═════ Information shown

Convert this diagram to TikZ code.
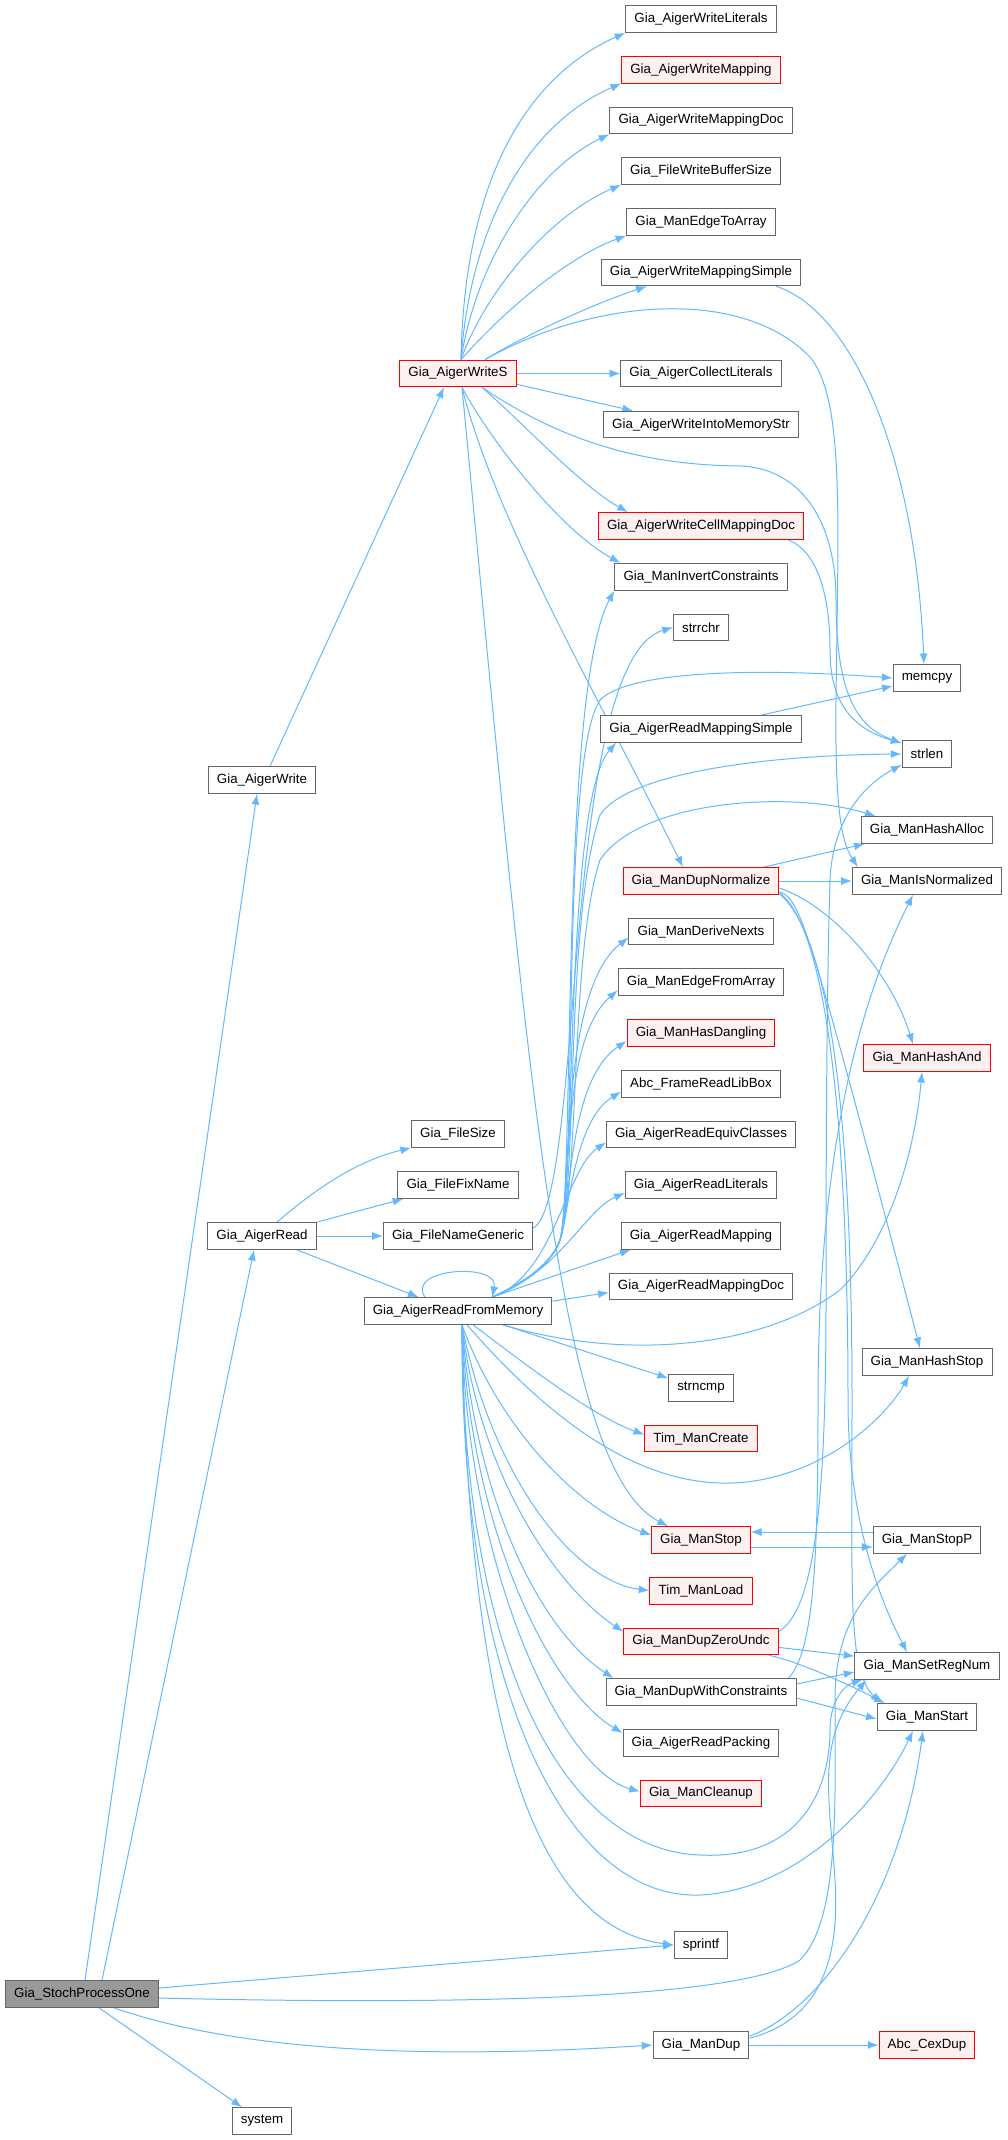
\documentclass[tikz,border=0pt]{standalone}
\usepackage{fontspec}
\setmainfont{Liberation Sans}
\usetikzlibrary{arrows.meta,calc}
\pgfdeclarelayer{background}
\pgfsetlayers{background,main}
\definecolor{edgeblue}{RGB}{99,184,255}
\definecolor{boxgray}{RGB}{102,102,102}
\definecolor{hotred}{RGB}{255,0,0}
\definecolor{hotfill}{RGB}{255,240,240}
\definecolor{rootfill}{RGB}{153,153,153}

\begin{document}
\begin{tikzpicture}[
    x=0.75pt, y=-0.75pt,
    fn/.style={draw=boxgray, fill=white, line width=0.75pt, minimum height=20pt,
      inner xsep=6.5pt, inner ysep=0pt, font=\fontsize{10}{12}\selectfont},
    hot/.style={fn, draw=hotred, fill=hotfill},
    root/.style={fn, fill=rootfill},
    call/.style={-{Latex[length=8pt,width=6pt]}, draw=edgeblue, line width=0.75pt}
  ]
  \useasboundingbox (0,0) rectangle (1007,2140);

  % callers
  \node[root] (stoch) at (82,1994) {Gia\_StochProcessOne};
  \node[fn] (aigerWrite) at (262,780) {Gia\_AigerWrite};
  \node[fn] (aigerRead) at (262,1236) {Gia\_AigerRead};
  \node[fn] (sysCall) at (262,2121) {system};
  \node[hot] (writeS) at (458,373.5) {Gia\_AigerWriteS};
  \node[fn] (fileSize) at (458,1134) {Gia\_FileSize};
  \node[fn] (fileFix) at (458,1185) {Gia\_FileFixName};
  \node[fn] (fileGen) at (458,1236) {Gia\_FileNameGeneric};
  \node[fn] (rfm) at (458,1311) {Gia\_AigerReadFromMemory};

  % third column
  \node[fn] (wLit) at (701,19) {Gia\_AigerWriteLiterals};
  \node[hot] (wMap) at (701,69.7) {Gia\_AigerWriteMapping};
  \node[fn] (wMapDoc) at (701,120.4) {Gia\_AigerWriteMappingDoc};
  \node[fn] (wBuf) at (701,171.1) {Gia\_FileWriteBufferSize};
  \node[fn] (edgeTo) at (701,221.8) {Gia\_ManEdgeToArray};
  \node[fn] (wMapSimple) at (701,272.5) {Gia\_AigerWriteMappingSimple};
  \node[fn] (collect) at (701,373.5) {Gia\_AigerCollectLiterals};
  \node[fn] (intoMem) at (701,424.6) {Gia\_AigerWriteIntoMemoryStr};
  \node[hot] (cellDoc) at (701,526) {Gia\_AigerWriteCellMappingDoc};
  \node[fn] (invert) at (701,576.7) {Gia\_ManInvertConstraints};
  \node[fn] (strrchr) at (701,627.4) {strrchr};
  \node[fn] (rMapSimple) at (701,728.8) {Gia\_AigerReadMappingSimple};
  \node[hot] (dupNorm) at (701,881) {Gia\_ManDupNormalize};
  \node[fn] (derive) at (701,931.6) {Gia\_ManDeriveNexts};
  \node[fn] (edgeFrom) at (701,982.3) {Gia\_ManEdgeFromArray};
  \node[hot] (hasDang) at (701,1033) {Gia\_ManHasDangling};
  \node[fn] (libBox) at (701,1083.7) {Abc\_FrameReadLibBox};
  \node[fn] (equiv) at (701,1134.4) {Gia\_AigerReadEquivClasses};
  \node[fn] (rLit) at (701,1185) {Gia\_AigerReadLiterals};
  \node[fn] (rMap) at (701,1235.8) {Gia\_AigerReadMapping};
  \node[fn] (rMapDoc) at (701,1286.5) {Gia\_AigerReadMappingDoc};
  \node[fn] (strncmp) at (701,1388) {strncmp};
  \node[hot] (timCreate) at (701,1438.6) {Tim\_ManCreate};
  \node[hot] (manStop) at (701,1540) {Gia\_ManStop};
  \node[hot] (timLoad) at (701,1590.7) {Tim\_ManLoad};
  \node[hot] (dupZero) at (701,1641.4) {Gia\_ManDupZeroUndc};
  \node[fn] (dupCons) at (701,1692) {Gia\_ManDupWithConstraints};
  \node[fn] (packing) at (701,1742.8) {Gia\_AigerReadPacking};
  \node[hot] (cleanup) at (701,1793.5) {Gia\_ManCleanup};
  \node[fn] (sprintf) at (701,1945) {sprintf};
  \node[fn] (manDup) at (701,2045) {Gia\_ManDup};

  % fourth column
  \node[fn] (memcpy) at (927,678) {memcpy};
  \node[fn] (strlen) at (927,754) {strlen};
  \node[fn] (hashAlloc) at (927,830) {Gia\_ManHashAlloc};
  \node[fn] (isNorm) at (927,881) {Gia\_ManIsNormalized};
  \node[hot] (hashAnd) at (927,1058) {Gia\_ManHashAnd};
  \node[fn] (hashStop) at (927,1362) {Gia\_ManHashStop};
  \node[fn] (stopP) at (927,1540) {Gia\_ManStopP};
  \node[fn] (setReg) at (927,1666) {Gia\_ManSetRegNum};
  \node[fn] (manStart) at (927,1717) {Gia\_ManStart};
  \node[hot] (cexDup) at (927,2045) {Abc\_CexDup};

  \coordinate (wsTop) at ($(writeS.north)+(3,0)$);
  \coordinate (wsTopR) at ($(writeS.north)+(27,0)$);
  \coordinate (wsBot) at ($(writeS.south)+(4,0)$);
  \coordinate (wsBotR) at ($(writeS.south)+(24,0)$);
  \coordinate (rfmTop) at ($(rfm.north)+(34,0)$);
  \coordinate (fanKnee) at (560,1240);
  \coordinate (rfmBot) at ($(rfm.south)+(4,0)$);
  \coordinate (rfmBotR) at ($(rfm.south)+(45,0)$);

  \begin{pgfonlayer}{background}
  % Gia_AigerWriteS
  \draw[call] (wsTop) .. controls (464,190) and (520,80) .. (wLit.south west);
  \draw[call] (wsTop) .. controls (470,230) and (525,125) .. (wMap.south west);
  \draw[call] (wsTop) .. controls (476,262) and (535,170) .. (wMapDoc.south west);
  \draw[call] (wsTop) .. controls (485,292) and (550,215) .. (wBuf.south west);
  \draw[call] (wsTop) .. controls (500,315) and (565,258) .. (edgeTo.south west);
  \draw[call] (wsTopR) .. controls (520,338) and (590,305) .. ($(wMapSimple.south west)+(46,0)$);
  \draw[call] (wsTopR) .. controls (590,300) and (740,285) .. (810,357) .. controls (845,400) and (838,520) .. (836,700) .. controls (835,800) and (840,840) .. ($(isNorm.north west)+(6,0)$);
  \draw[call] (writeS.east) -- (collect.west);
  \draw[call] ($(writeS.south east)+(0,-3)$) -- ($(intoMem.north west)+(30,0)$);
  \draw[call] (wsBotR) .. controls (560,440) and (640,465) .. (740,466) .. controls (800,468) and (836,520) .. (836,600) .. controls (836,700) and (860,728) .. ($(strlen.north west)+(0,3)$);
  \draw[call] (wsBotR) .. controls (525,425) and (580,485) .. ($(cellDoc.north west)+(30,0)$);
  \draw[call] (wsBot) .. controls (490,440) and (560,530) .. ($(invert.north west)+(6,0)$);
  \draw[call] (wsBot) .. controls (495,520) and (600,700) .. ($(dupNorm.north)+(-18,0)$);
  \draw[call] (wsBot) .. controls (530,1100) and (560,1470) .. ($(manStop.north west)+(17,0)$);
  \draw[call] ($(wMapSimple.south east)+(-25,0)$) .. controls (850,310) and (915,450) .. ($(memcpy.north)+(-3,0)$);
  \draw[call] ($(cellDoc.south east)+(-16,0)$) .. controls (815,550) and (830,590) .. (830,650) .. controls (830,700) and (850,728) .. ($(strlen.north west)+(0,3)$);

  % callers of the writer and reader
  \draw[call] ($(aigerWrite.north)+(8,0)$) -- ($(writeS.south)+(-14,0)$);
  \draw[call] ($(stoch.north)+(3,0)$) -- ($(aigerWrite.south)+(-5,0)$);
  \draw[call] ($(stoch.north)+(20,0)$) -- ($(aigerRead.south)+(-8,0)$);
  \draw[call] ($(stoch.east)+(0,-6)$) -- (sprintf.west);
  \draw[call] ($(stoch.east)+(0,4)$) .. controls (450,2005) and (740,2000) .. (800,1960) .. controls (840,1920) and (835,1800) .. (835,1700) .. controls (835,1620) and (870,1590) .. ($(stopP.south)+(-20,0)$);
  \draw[call] ($(stoch.south)+(32,0)$) .. controls (250,2055) and (450,2058) .. (manDup.west);
  \draw[call] ($(stoch.south)+(17,0)$) -- ($(sysCall.north)+(-20,0)$);
  \draw[call] ($(aigerRead.north)+(15,0)$) .. controls (320,1185) and (360,1160) .. (fileSize.south west);
  \draw[call] (aigerRead.north east) -- ($(fileFix.south west)+(6,0)$);
  \draw[call] (aigerRead.east) -- (fileGen.west);
  \draw[call] ($(aigerRead.south east)+(-20,0)$) -- ($(rfm.north west)+(55,0)$);
  \draw[call] ($(fileGen.north east)+(0,6)$) .. controls (585,1200) and (560,660) .. (strrchr.west);

  % Gia_AigerReadFromMemory
  \draw[call] ($(rfm.north)+(-33,0)$) .. controls (405,1268) and (500,1262) .. ($(rfm.north)+(34,0)$);
  \draw[call] (rfmTop) .. controls (530,1280) and (552,1262) .. (fanKnee) .. controls (575,1180) and (560,690) .. (invert.south west);
  \draw[call] (rfmTop) .. controls (530,1280) and (552,1262) .. (fanKnee) .. controls (578,1180) and (560,760) .. (600,700) .. controls (630,670) and (760,668) .. (memcpy.west);
  \draw[call] (rfmTop) .. controls (530,1280) and (552,1262) .. (fanKnee) .. controls (576,1180) and (565,800) .. ($(rMapSimple.south west)+(16,0)$);
  \draw[call] (rfmTop) .. controls (530,1280) and (552,1262) .. (fanKnee) .. controls (578,1180) and (565,920) .. (600,815) .. controls (630,770) and (780,755) .. (strlen.west);
  \draw[call] (rfmTop) .. controls (530,1280) and (552,1262) .. (fanKnee) .. controls (580,1180) and (570,950) .. (600,860) .. controls (640,800) and (790,790) .. ($(hashAlloc.north west)+(15,0)$);
  \draw[call] (rfmTop) .. controls (530,1280) and (552,1262) .. (fanKnee) .. controls (572,1190) and (560,990) .. ($(derive.west)+(0,6)$);
  \draw[call] (rfmTop) .. controls (530,1280) and (552,1262) .. (fanKnee) .. controls (572,1195) and (560,1040) .. ($(edgeFrom.west)+(0,8)$);
  \draw[call] (rfmTop) .. controls (530,1280) and (552,1262) .. (fanKnee) .. controls (572,1200) and (568,1080) .. ($(hasDang.west)+(0,8)$);
  \draw[call] (rfmTop) .. controls (530,1280) and (552,1262) .. (fanKnee) .. controls (570,1205) and (575,1120) .. ($(libBox.west)+(0,8)$);
  \draw[call] (rfmTop) .. controls (555,1275) and (565,1170) .. ($(equiv.west)+(0,8)$);
  \draw[call] (rfmTop) .. controls (560,1272) and (585,1210) .. ($(rLit.west)+(0,8)$);
  \draw[call] (rfmTop) -- ($(rMap.south west)+(10,0)$);
  \draw[call] ($(rfm.north east)+(0,4)$) -- ($(rMapDoc.west)+(0,6)$);
  \draw[call] (rfmBotR) .. controls (620,1360) and (760,1350) .. (840,1290) .. controls (890,1240) and (915,1150) .. ($(hashAnd.south)+(-5,0)$);
  \draw[call] (rfmBotR) -- ($(strncmp.north west)+(0,4)$);
  \draw[call] ($(rfm.south)+(15,0)$) .. controls (520,1360) and (590,1415) .. ($(timCreate.west)+(0,-4)$);
  \draw[call] ($(rfm.south)+(9,0)$) .. controls (550,1420) and (650,1500) .. (760,1480) .. controls (840,1465) and (890,1410) .. ($(hashStop.south)+(-18,0)$);
  \draw[call] (rfmBot) .. controls (500,1430) and (580,1510) .. ($(manStop.west)+(0,-5)$);
  \draw[call] (rfmBot) .. controls (490,1470) and (570,1580) .. (timLoad.west);
  \draw[call] (rfmBot) .. controls (480,1480) and (560,1590) .. ($(dupZero.north west)+(0,4)$);
  \draw[call] (rfmBot) .. controls (475,1500) and (540,1630) .. ($(dupCons.north west)+(8,0)$);
  \draw[call] (rfmBot) .. controls (470,1530) and (550,1690) .. ($(packing.north west)+(0,4)$);
  \draw[call] (rfmBot) .. controls (465,1560) and (560,1770) .. ($(cleanup.west)+(0,-2)$);
  \draw[call] (rfmBot) .. controls (462,1650) and (560,1850) .. (700,1855) .. controls (800,1860) and (830,1790) .. (830,1730) .. controls (830,1700) and (845,1685) .. ($(setReg.south west)+(8,0)$);
  \draw[call] (rfmBot) .. controls (460,1700) and (570,1900) .. (700,1895) .. controls (800,1890) and (880,1800) .. ($(manStart.south)+(-14,0)$);
  \draw[call] (rfmBot) .. controls (470,1800) and (560,1930) .. (sprintf.west);
  \draw[call] ($(rMapSimple.north east)+(-40,0)$) -- ($(memcpy.west)+(0,8)$);

  % duplicators
  \draw[call] ($(dupNorm.north east)+(-16,0)$) -- ($(hashAlloc.south west)+(4,0)$);
  \draw[call] (dupNorm.east) -- (isNorm.west);
  \draw[call] ($(dupNorm.east)+(0,7)$) .. controls (830,905) and (890,970) .. ($(hashAnd.north)+(-14,0)$);
  \draw[call] ($(dupNorm.south east)+(0,-3)$) .. controls (800,900) and (805,910) .. ($(hashStop.north)+(-7,0)$);
  \draw[call] ($(dupNorm.south east)+(0,-2)$) .. controls (830,930) and (848,1150) .. (848,1400) .. controls (848,1520) and (880,1600) .. ($(setReg.north)+(-20,0)$);
  \draw[call] ($(dupNorm.south east)+(0,-1)$) .. controls (835,940) and (852,1150) .. (852,1400) .. controls (852,1600) and (848,1670) .. ($(manStart.north west)+(4,0)$);
  \draw[call] ($(dupCons.north east)+(-8,0)$) .. controls (815,1650) and (818,1550) .. (818,1400) .. controls (818,1150) and (860,1000) .. ($(isNorm.south)+(-14,0)$);
  \draw[call] ($(dupZero.north east)+(0,4)$) .. controls (815,1610) and (826,1500) .. (826,1300) .. controls (826,1050) and (828,950) .. (830,880) .. controls (832,830) and (855,790) .. ($(strlen.south west)+(0,-3)$);
  \draw[call] ($(dupZero.east)+(0,6)$) -- ($(setReg.north west)+(0,4)$);
  \draw[call] ($(dupZero.south east)+(-10,0)$) .. controls (800,1662) and (850,1685) .. ($(manStart.north west)+(8,0)$);
  \draw[call] ($(dupCons.east)+(0,-8)$) -- ($(setReg.west)+(0,6)$);
  \draw[call] ($(dupCons.east)+(0,6)$) -- ($(manStart.west)+(0,2)$);
  \draw[call] ($(stopP.west)+(0,-8)$) -- ($(manStop.east)+(0,-8)$);
  \draw[call] ($(manStop.east)+(0,7)$) -- ($(stopP.west)+(0,7)$);
  \draw[call] (manDup.east) -- (cexDup.west);
  \draw[call] ($(manDup.north east)+(0,5)$) .. controls (820,2010) and (900,1900) .. ($(manStart.south)+(-4,0)$);
  \draw[call] ($(manDup.north east)+(0,7)$) .. controls (820,2020) and (840,1960) .. (835,1880) .. controls (830,1800) and (815,1740) .. ($(setReg.south west)+(12,0)$);
  \end{pgfonlayer}
\end{tikzpicture}
\end{document}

══════════

▸ **What to work on**:
Leave the pictures out and reproduce exactly the lines from the top of the listing above through the line with "(rfm) at (458,1311)".

▸ **Expected answer**:
Convert this diagram to TikZ code.
\documentclass[tikz,border=0pt]{standalone}
\usepackage{fontspec}
\setmainfont{Liberation Sans}
\usetikzlibrary{arrows.meta,calc}
\pgfdeclarelayer{background}
\pgfsetlayers{background,main}
\definecolor{edgeblue}{RGB}{99,184,255}
\definecolor{boxgray}{RGB}{102,102,102}
\definecolor{hotred}{RGB}{255,0,0}
\definecolor{hotfill}{RGB}{255,240,240}
\definecolor{rootfill}{RGB}{153,153,153}

\begin{document}
\begin{tikzpicture}[
    x=0.75pt, y=-0.75pt,
    fn/.style={draw=boxgray, fill=white, line width=0.75pt, minimum height=20pt,
      inner xsep=6.5pt, inner ysep=0pt, font=\fontsize{10}{12}\selectfont},
    hot/.style={fn, draw=hotred, fill=hotfill},
    root/.style={fn, fill=rootfill},
    call/.style={-{Latex[length=8pt,width=6pt]}, draw=edgeblue, line width=0.75pt}
  ]
  \useasboundingbox (0,0) rectangle (1007,2140);

  % callers
  \node[root] (stoch) at (82,1994) {Gia\_StochProcessOne};
  \node[fn] (aigerWrite) at (262,780) {Gia\_AigerWrite};
  \node[fn] (aigerRead) at (262,1236) {Gia\_AigerRead};
  \node[fn] (sysCall) at (262,2121) {system};
  \node[hot] (writeS) at (458,373.5) {Gia\_AigerWriteS};
  \node[fn] (fileSize) at (458,1134) {Gia\_FileSize};
  \node[fn] (fileFix) at (458,1185) {Gia\_FileFixName};
  \node[fn] (fileGen) at (458,1236) {Gia\_FileNameGeneric};
  \node[fn] (rfm) at (458,1311) {Gia\_AigerReadFromMemory};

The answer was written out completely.